Case Study: Apify's 130% Win Rate Lift
Apify, a company with roughly EUR 12.3M in revenue in 2024 and 15,000+ recurring customers, ran a structured sales audit in mid-2024. They found qualification gaps and inconsistent pipeline stages. Over 12 months, they implemented MEDDPICC-style qualification, milestone-based stages, and weekly deal reviews. Their win rate jumped from ~20% (H1 2024) to 46% (H1 2025) - a 130% improvement.

The audit didn't require new tools or more headcount. It required knowing what was broken.
We've seen similar patterns across smaller teams too. The audit itself isn't the hard part. The hard part is acting on what it reveals.

A sales audit without clean data is just paperwork. Prospeo enriches your CRM with 50+ data points per contact at a 92% match rate - so your pipeline metrics reflect reality, not stale records from six weeks ago.

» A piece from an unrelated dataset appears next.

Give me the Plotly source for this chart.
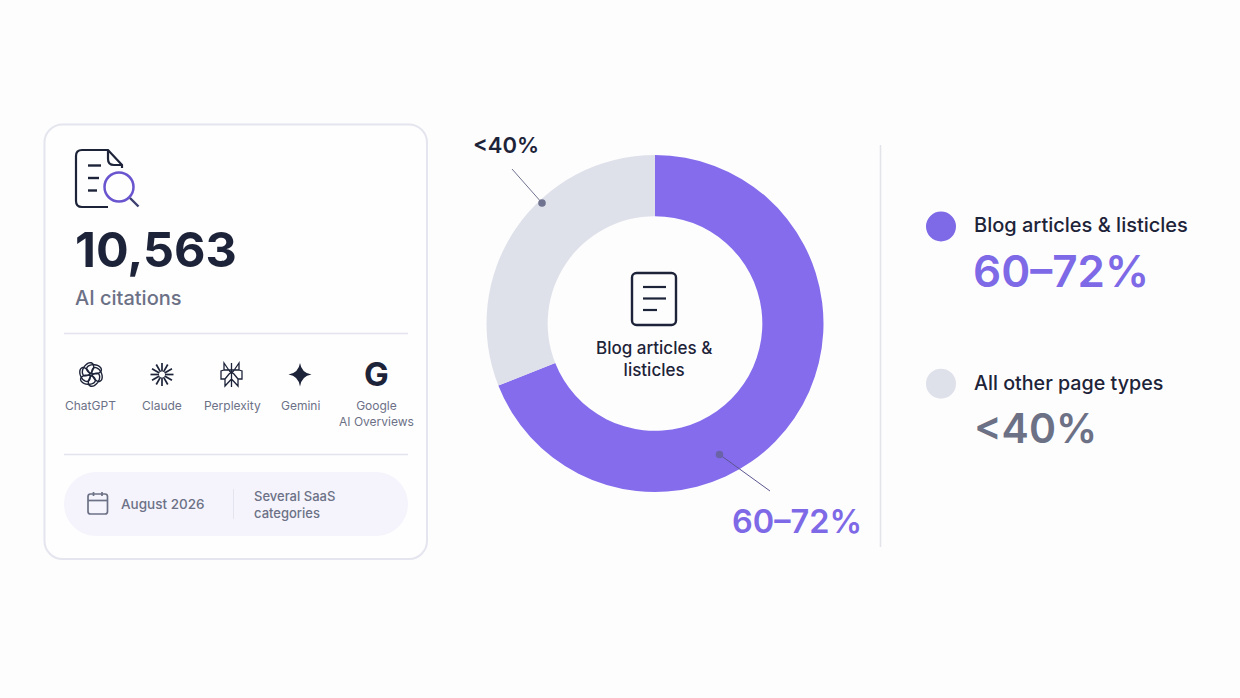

Enrich your CRM and make every audit metric actually mean something.
FAQ
How often should you run a sales audit?
Quarterly delivers the most value; annual is the bare minimum. The best RevOps teams run lightweight monthly pipeline reviews alongside a full quarterly audit, catching drift before it compounds into missed targets.
What's the difference between a sales audit and a sales tax audit?
A sales audit reviews your process, team performance, and pipeline health to improve revenue outcomes. A sales tax audit is a government compliance review of tax collection accuracy - completely different exercises with different stakeholders.
How do you run an audit without expensive consultants?
You need your CRM data, a scored checklist like the one above for grading each category, and a data verification tool to confirm contact accuracy before analyzing conversion metrics. Conversation intelligence tools like Gong or Chorus help with the qualitative side. Follow the six steps outlined above and you can run a meaningful audit internally in one to two weeks.